China snubs Russian request for trilateral defense meeting with India
China has rejected a Russian request to hold a trilateral meeting at level of defense ministers with India in Moscow, sources close to the Indian and Russian government told RBTH on April 12.
The proposed meeting would have been held on April 25 in the Russian capital, a day before the Moscow Conference on International Security, which will be attended by both Chinese Defense Minister Chang Wanquan and his Indian counterpart Arun Jaitley.
The Russian and Indian sources confirmed a report on Indian daily The Economic Times, which said Beijing turned down Moscow’s request.
“We were ready to go ahead with this meeting, despite our concerns over China’s deep engagement with Pakistan,” an Indian Defense Ministry source said on the condition of anonymity. “After agreeing to the meeting, the Russians informed us that China refused.”
Russia, India and China have annual trilateral meetings at the level of foreign ministers.

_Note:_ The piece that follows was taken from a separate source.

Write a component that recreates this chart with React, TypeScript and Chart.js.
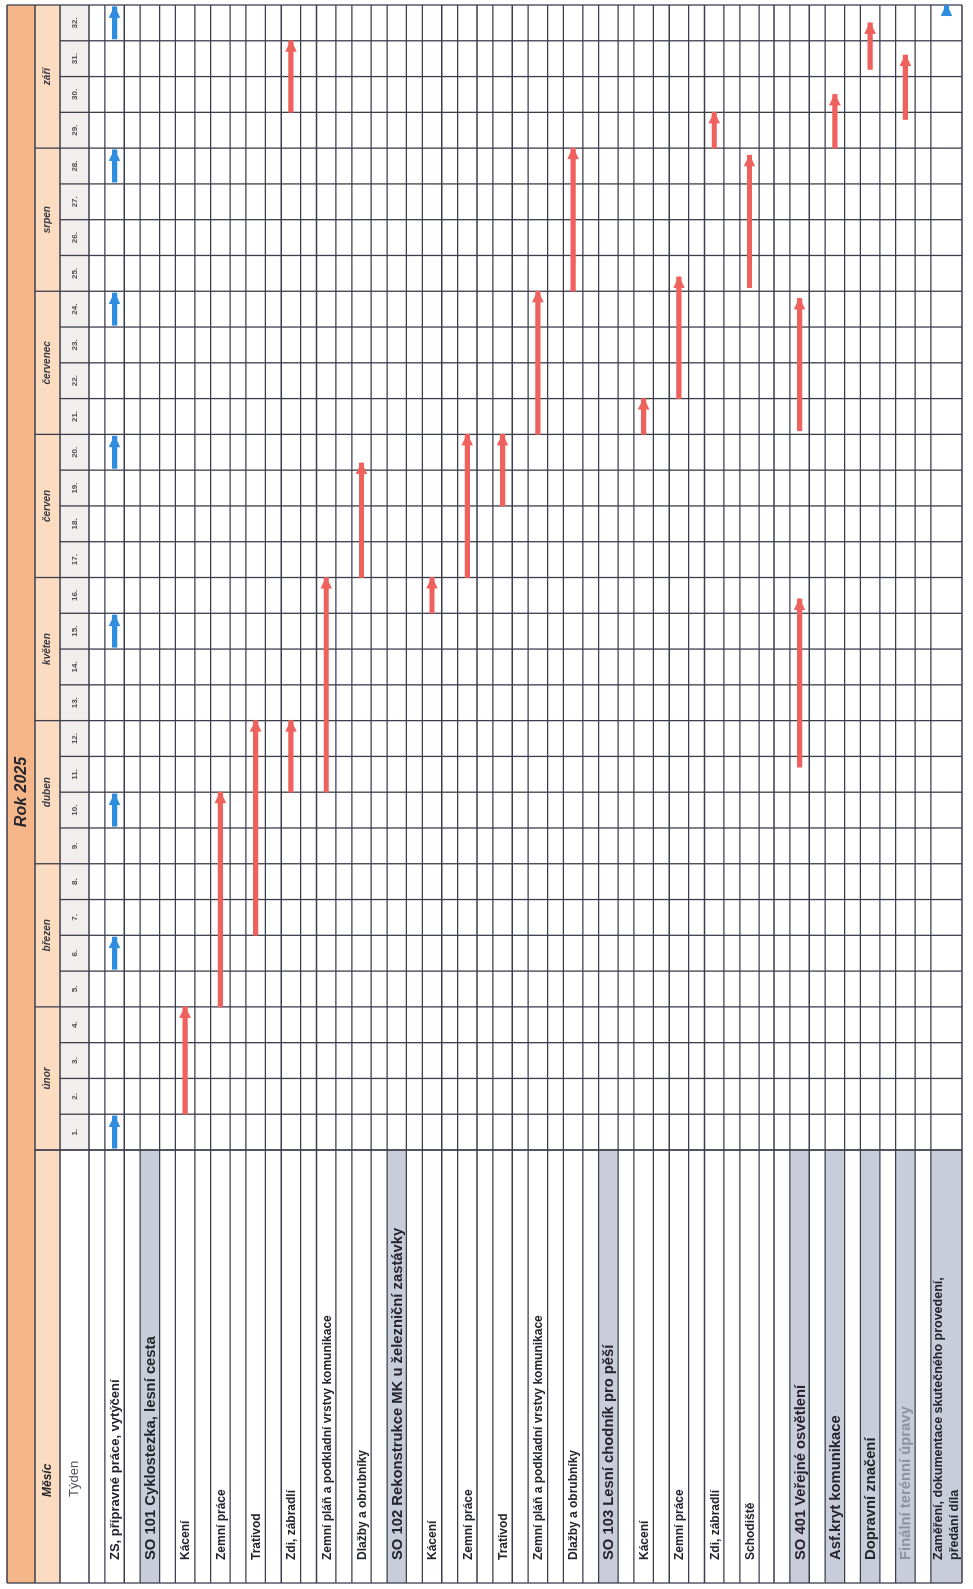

These meetings have been given the term RIC.
“Under our leadership, the RIC platform was stable…Russia wants to naturally expand this, but it looks difficult in this environment of tensions between the Indians and Chinese,” a Russian Foreign Ministry source said.
Former Russian Prime Minister Yevgeny Primakov, who passed away in 2015, first proposed the idea of an alliance between Russia, India and China. Russian President Vladimir Putin pushed this idea during his annual summits with Indian leaders until 2013.
Diplomatic ties between India and China have worsened over the last three years with the countries now openly trading barbs over bilateral problems.
India has expressed its displeasure over the China-Pakistan Economic Corridor (CPEC), which runs through territory claimed by India. Beijing has also blocked India’s attempt to become a member of the Nuclear Suppliers Group, despite Russian requests.
China has also thwarted Indian attempts at the United Nations to get Maulana Azhar Masood, the head of Pakistan-based terror group Jaish-e-Mohammed, declared a global terrorist.
Beijing, on April 5, issued a sharp rebuke to New Delhi for allowing Tibetan Spiritual Leader Dalai Lama to visit the Tawang Monastery in India’s state of Arunachal Pradesh. China claims the state (which is larger than Switzerland) as its territory, calling it South Tibet.
“We would be more than happy to bring our Chinese and Indian friends closer, but the complications with Pakistan make that difficult for us,” the Russian Foreign Ministry source said.